I think your item 3 is a big part of the puzzle, possibly the biggest. Reviewers nowadays seem less interested in games and much more likely to have undue incentives then they used to be. However, since that's been discussed by other replies a lot I'm going to focus on an element I think is relevant that hasn't been mentioned yet.

I think a part of the decline in review usefulness is the shift away from reviews being a product of a single person and towards reviews being the product of large publications.

I've found the most useful reviews focus on how an individual saw the game and how much or how little fun they had with it. If the reviewer decides to rate the game lower because of some minor element that seriously detracted from their game experience, that's perfectly okay as long as the reviewer makes it clear so readers who might care less about that element can take the score with an appropriately-sized grain of salt.

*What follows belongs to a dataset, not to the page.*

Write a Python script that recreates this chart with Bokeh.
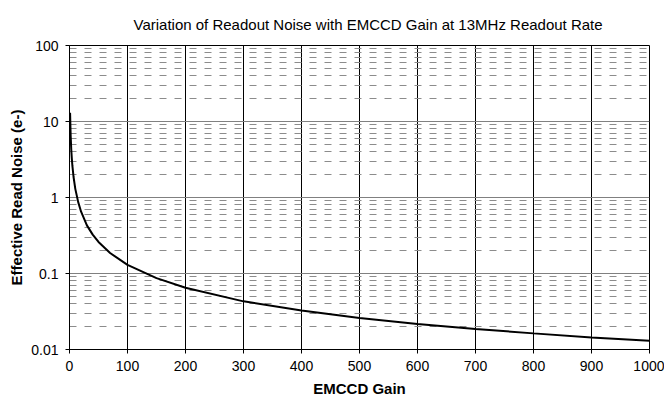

Nowadays, at least for the bigger names in games reviews, it seems like the intent is to put out an objective score. I think that has led reviewers to stop looking so much at their level of enjoyment with the game, and instead focus on non-opinion criticisms. This way of reviewing games feels like reviewers start with a default of a perfect score and take points off for flaws, and "I didn't have much fun" needs to be translated into an objective flaw or it can't be used.

This kind of review tends to favor big companies that produce technically well-done games that are lacking something hard to define over ambitious smaller studios whose games have significant flaws but really nail the critical part of their product.